## DATA LINES:

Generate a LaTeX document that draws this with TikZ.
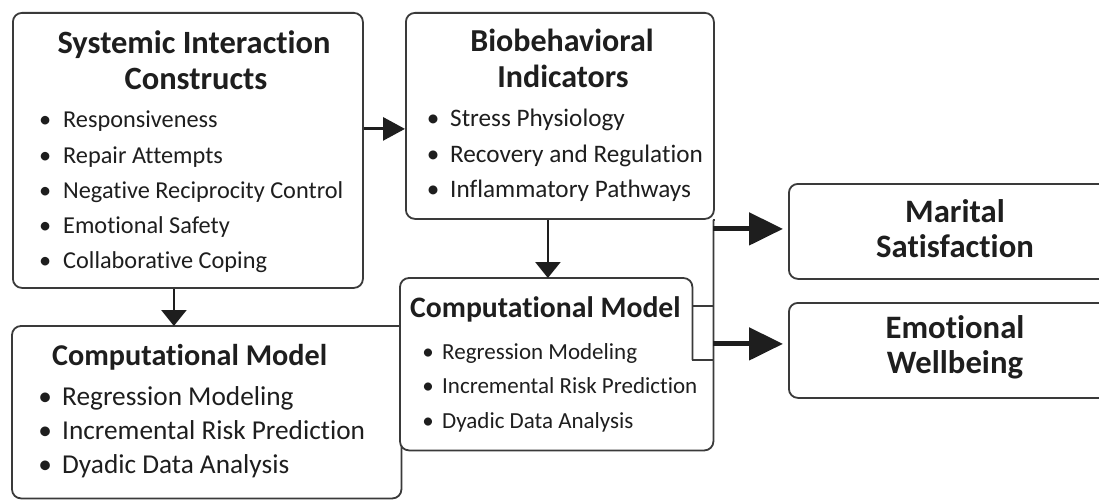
\documentclass[tikz,border=0pt]{standalone}
\usepackage{fontspec}
\setmainfont{Carlito}[Ligatures=NoCommon]
\usetikzlibrary{arrows.meta,calc}
\definecolor{ink}{HTML}{1E1E1E}
\definecolor{frame}{HTML}{3A3A3A}
% bullet hung in front of an item, centred in a box of the given width
\newcommand\bul[1]{\llap{\makebox[#1][c]{\textbullet}}}
\begin{document}
\begin{tikzpicture}[x=1pt,y=-1pt,
  panel/.style={draw=frame, line width=1.8pt, rounded corners=9pt, fill=white,
    inner sep=0pt, anchor=north west},
  shell/.style={inner sep=0pt, anchor=north west},
  edge/.style={draw=frame, line width=1.8pt},
  head/.style={text=ink, inner sep=0pt, anchor=base, font=\bfseries\fontsize{#1}{36}\selectfont},
  headL/.style={head=#1, anchor=base west},
  entry/.style={text=ink, inner sep=0pt, anchor=base west, font=\fontsize{#1}{30}\selectfont},
  flow/.style={draw=ink, line width=3pt, -{Triangle[length=22pt,width=23pt]}},
  drop/.style={draw=ink, line width=2.5pt, -{Triangle[length=16pt,width=25pt]}},
  outflow/.style={draw=ink, line width=5pt, -{Triangle[length=34pt,width=32pt]}, shorten >=5pt},
]
\useasboundingbox (0,0) rectangle (1099,500);
\clip (0,0) rectangle (1099,500);

% ---------- panels ----------
\node[panel, minimum width=350pt, minimum height=275pt] (A) at (12,12) {};
\node[panel, minimum width=308pt, minimum height=206pt] (B) at (405,12) {};
\node[shell, minimum width=389pt, minimum height=172pt] (C) at (12,326) {};
\node[shell, minimum width=313pt, minimum height=172pt] (D) at (400,278) {};
\node[panel, minimum width=334pt, minimum height=95pt] (E) at (788,183) {};
\node[panel, minimum width=334pt, minimum height=95pt] (F) at (788,302) {};

% lower-left model panel: its top right corner meets the middle panel square
\draw[edge, rounded corners=9pt] (C.north east) -- (C.north west) -- (C.south west)
  -- (C.south east) -- (C.north east);

% middle model panel, its right side joined to the shared output rail
\coordinate (Dnotch) at ($(D.north east)+(-21,0)$);
\draw[edge, fill=white, rounded corners=9pt] ($(Dnotch)+(0,82)$) -- (Dnotch) -- (D.north west)
  -- (D.south west) -- (D.south east) -- (D.south east |- B.south east);
\draw[edge, fill=white] ($(Dnotch)+(0,82)$) -- ($(D.north east)+(0,82)$);
\draw[edge] ($(Dnotch)+(0,28)$) -- ($(D.north east)+(0,28)$);
\draw[edge] (D.north east |- B.south east) -- (B.south east);

% ---------- texts ----------
\node[head=32.5] (At1) at (194,54) {Systemic Interaction};
\node[head=32.5] (At2) at (196,90) {Constructs};
\foreach \t [count=\i] in {Responsiveness,Repair Attempts,Negative Reciprocity Control,Emotional Safety,Collaborative Coping}
  \node[entry=24.3] (A-\i) at (63,{128+35*(\i-1)}) {\bul{36pt}\t};

\node[head=32] (Bt1) at (562,52) {Biobehavioral};
\node[head=32] (Bt2) at (563,88) {Indicators};
\foreach \t [count=\i] in {Stress Physiology,Recovery and Regulation,Inflammatory Pathways}
  \node[entry=25.2] (B-\i) at (450,{127+35*(\i-1)}) {\bul{34pt}\t};

\node[headL=30.2] (Ct) at (52,365) {Computational Model};
\foreach \t [count=\i] in {Regression Modeling,Incremental Risk Prediction,Dyadic Data Analysis}
  \node[entry=27.3] (C-\i) at (62,{405+34*(\i-1)}) {\bul{34pt}\t};

\node[headL=29.7] (Dt) at (410,317) {Computational Model};
\foreach \t [count=\i] in {Regression Modeling,Incremental Risk Prediction,Dyadic Data Analysis}
  \node[entry=23] (D-\i) at (442,{359+34.5*(\i-1)}) {\bul{28pt}\t};

\node[head=32.7] (Et1) at (955,222) {Marital};
\node[head=32.7] (Et2) at (955,257) {Satisfaction};
\node[head=32.7] (Ft1) at (955,338) {Emotional};
\node[head=32.7] (Ft2) at (955,373) {Wellbeing};

% ---------- connectors ----------
\draw[flow] ([yshift=21.5pt]A.east) -- ([yshift=21.5pt]A.east -| B.west);
\draw[drop] ([xshift=-14pt]A.south) -- ([xshift=-14pt]A.south |- C.north);
\draw[drop] ([xshift=-12pt]B.south) -- ([xshift=-12pt]B.south |- D.north);
\draw[outflow] ([yshift=2.5pt]E.west -| D.east) -- ([yshift=2.5pt]E.west);
\draw[outflow] ([yshift=6.5pt]F.west -| D.east) -- ([yshift=6.5pt]F.west);
\end{tikzpicture}
\end{document}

## AIM OF THE TASK:
Repeat the listing above exactly, with no pictures.

## TASK ANSWER:
Generate a LaTeX document that draws this with TikZ.
\documentclass[tikz,border=0pt]{standalone}
\usepackage{fontspec}
\setmainfont{Carlito}[Ligatures=NoCommon]
\usetikzlibrary{arrows.meta,calc}
\definecolor{ink}{HTML}{1E1E1E}
\definecolor{frame}{HTML}{3A3A3A}
% bullet hung in front of an item, centred in a box of the given width
\newcommand\bul[1]{\llap{\makebox[#1][c]{\textbullet}}}
\begin{document}
\begin{tikzpicture}[x=1pt,y=-1pt,
  panel/.style={draw=frame, line width=1.8pt, rounded corners=9pt, fill=white,
    inner sep=0pt, anchor=north west},
  shell/.style={inner sep=0pt, anchor=north west},
  edge/.style={draw=frame, line width=1.8pt},
  head/.style={text=ink, inner sep=0pt, anchor=base, font=\bfseries\fontsize{#1}{36}\selectfont},
  headL/.style={head=#1, anchor=base west},
  entry/.style={text=ink, inner sep=0pt, anchor=base west, font=\fontsize{#1}{30}\selectfont},
  flow/.style={draw=ink, line width=3pt, -{Triangle[length=22pt,width=23pt]}},
  drop/.style={draw=ink, line width=2.5pt, -{Triangle[length=16pt,width=25pt]}},
  outflow/.style={draw=ink, line width=5pt, -{Triangle[length=34pt,width=32pt]}, shorten >=5pt},
]
\useasboundingbox (0,0) rectangle (1099,500);
\clip (0,0) rectangle (1099,500);

% ---------- panels ----------
\node[panel, minimum width=350pt, minimum height=275pt] (A) at (12,12) {};
\node[panel, minimum width=308pt, minimum height=206pt] (B) at (405,12) {};
\node[shell, minimum width=389pt, minimum height=172pt] (C) at (12,326) {};
\node[shell, minimum width=313pt, minimum height=172pt] (D) at (400,278) {};
\node[panel, minimum width=334pt, minimum height=95pt] (E) at (788,183) {};
\node[panel, minimum width=334pt, minimum height=95pt] (F) at (788,302) {};

% lower-left model panel: its top right corner meets the middle panel square
\draw[edge, rounded corners=9pt] (C.north east) -- (C.north west) -- (C.south west)
  -- (C.south east) -- (C.north east);

% middle model panel, its right side joined to the shared output rail
\coordinate (Dnotch) at ($(D.north east)+(-21,0)$);
\draw[edge, fill=white, rounded corners=9pt] ($(Dnotch)+(0,82)$) -- (Dnotch) -- (D.north west)
  -- (D.south west) -- (D.south east) -- (D.south east |- B.south east);
\draw[edge, fill=white] ($(Dnotch)+(0,82)$) -- ($(D.north east)+(0,82)$);
\draw[edge] ($(Dnotch)+(0,28)$) -- ($(D.north east)+(0,28)$);
\draw[edge] (D.north east |- B.south east) -- (B.south east);

% ---------- texts ----------
\node[head=32.5] (At1) at (194,54) {Systemic Interaction};
\node[head=32.5] (At2) at (196,90) {Constructs};
\foreach \t [count=\i] in {Responsiveness,Repair Attempts,Negative Reciprocity Control,Emotional Safety,Collaborative Coping}
  \node[entry=24.3] (A-\i) at (63,{128+35*(\i-1)}) {\bul{36pt}\t};

\node[head=32] (Bt1) at (562,52) {Biobehavioral};
\node[head=32] (Bt2) at (563,88) {Indicators};
\foreach \t [count=\i] in {Stress Physiology,Recovery and Regulation,Inflammatory Pathways}
  \node[entry=25.2] (B-\i) at (450,{127+35*(\i-1)}) {\bul{34pt}\t};

\node[headL=30.2] (Ct) at (52,365) {Computational Model};
\foreach \t [count=\i] in {Regression Modeling,Incremental Risk Prediction,Dyadic Data Analysis}
  \node[entry=27.3] (C-\i) at (62,{405+34*(\i-1)}) {\bul{34pt}\t};

\node[headL=29.7] (Dt) at (410,317) {Computational Model};
\foreach \t [count=\i] in {Regression Modeling,Incremental Risk Prediction,Dyadic Data Analysis}
  \node[entry=23] (D-\i) at (442,{359+34.5*(\i-1)}) {\bul{28pt}\t};

\node[head=32.7] (Et1) at (955,222) {Marital};
\node[head=32.7] (Et2) at (955,257) {Satisfaction};
\node[head=32.7] (Ft1) at (955,338) {Emotional};
\node[head=32.7] (Ft2) at (955,373) {Wellbeing};

% ---------- connectors ----------
\draw[flow] ([yshift=21.5pt]A.east) -- ([yshift=21.5pt]A.east -| B.west);
\draw[drop] ([xshift=-14pt]A.south) -- ([xshift=-14pt]A.south |- C.north);
\draw[drop] ([xshift=-12pt]B.south) -- ([xshift=-12pt]B.south |- D.north);
\draw[outflow] ([yshift=2.5pt]E.west -| D.east) -- ([yshift=2.5pt]E.west);
\draw[outflow] ([yshift=6.5pt]F.west -| D.east) -- ([yshift=6.5pt]F.west);
\end{tikzpicture}
\end{document}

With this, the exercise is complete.